Senibudayabetawi.com – Tumbuh suburnya sholawat di Betawi seiring dengan pesatnya perkembangan tingkat keislaman di dalamnya. Tradisi pembacaan sholawat di Betawi sesuai dengan kebutuhan dan ragam tradisi sholawat di dalamnya. Misalnya ragam sholawat yang dibaca kaum perempuan atau ibu tentu berbeda dengan yang biasa dibawakan kaum lelaki.
Kaum ibu kerap kali menerjemahkan sholawat itu ke dalam bahasa Indonesia sebagai pantun atau menambahkan dengan pantun-pantun lama maupun pantun yang disesuaikan dengan maksud pembacaan sholawat itu. Sementara sholawat kaum lelaki lebih bervariasi dalam pengutaraan dan pilihan sholawatnya.

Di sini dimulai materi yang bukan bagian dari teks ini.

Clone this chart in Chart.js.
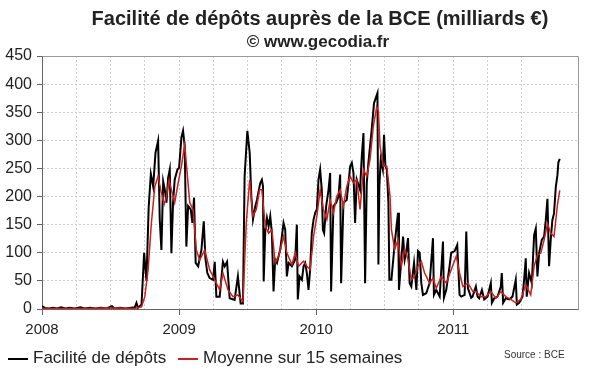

Dalam Jakarta Punya Cara, Zeffry Alkatiri, ragam sholawat yang lebih spesifik lagi yakni sholawat untuk kepentingan latihan silat yang kebanyakan dibacakan oleh kaum lelaki. Sementara sholawat yang dugunakan untuk keperluan “nujuh bulanin” biasanya dibacakan kaum ibu.
Ragam Sholawat Berdasarkan Wilayah Betawi
Menariknya, ragam sholawat juga dibedakan berdasarkan wilayah masyarakat Betawi di Jakarta. Diketahui bahwa ada sholawat umum yang memang dikenal di semua wilayah Betawi di Jakarta. Namun, ada juga sholawat khusus yang hanya di beberapa daerah atau dibaca pada situasi tertentu saja.
Pada masyarakat tengah lekat dengan unsur kearaban dan kemelayuan yang kuat sehingga memiliki ragam sholawat yang tak banyak. Sementara masyarakat Betawi perbatasan masih kerap mempertahankan ritual daur hidup mereka dalam menyelenggarakan acara hari-hari besar Islam.
Dalam ritual daur hidup ini, mereka juga kerap melekatkan sholawat di dalamnya. Itu artinya, masyarakat Betawi perbatasan masih memiliki banyak waktu dan kesempatan dalam melestarikan tradisi sholawat.
Menurunnya Pembacaan Tradisi Sholawat
Terdapat berbagai alasan menurunnya pembacaan tradisi bersholawat ini, mulai dari kepindahan warga Betawi dari suatu wilayah yang homogen ke wilayah yang lebih pluralis. Selain itu, generasi baru Betawi juga telah banyak mengenal berbagai jenis hiburan dan secara tak langsung rentan melupakan sholawat.
Berkurangnya kebiasan yang sebelumnya diperlukan untuk membaca sholawat, seperti meramu obat, mengobati orang dan mengarak pengantin sunat.
Pengaruh yang kuat dari ciri masyarakat Betawi yakni keislaman dan budaya Arab yang masuk sejak abad ke-14. Fenomena ini ditandai dengan masih adanya masjid-masjid tua, kemunculan para guru dan mualim, serta kesenian berbau religious seperti rebana, zapin hingga pembacaan sholawat.
Akhirnya, pengaruh agama dan budaya Islam ini merasuk dan menjadi identitas kebudayaan masyarakat Betawi hingga saat ini.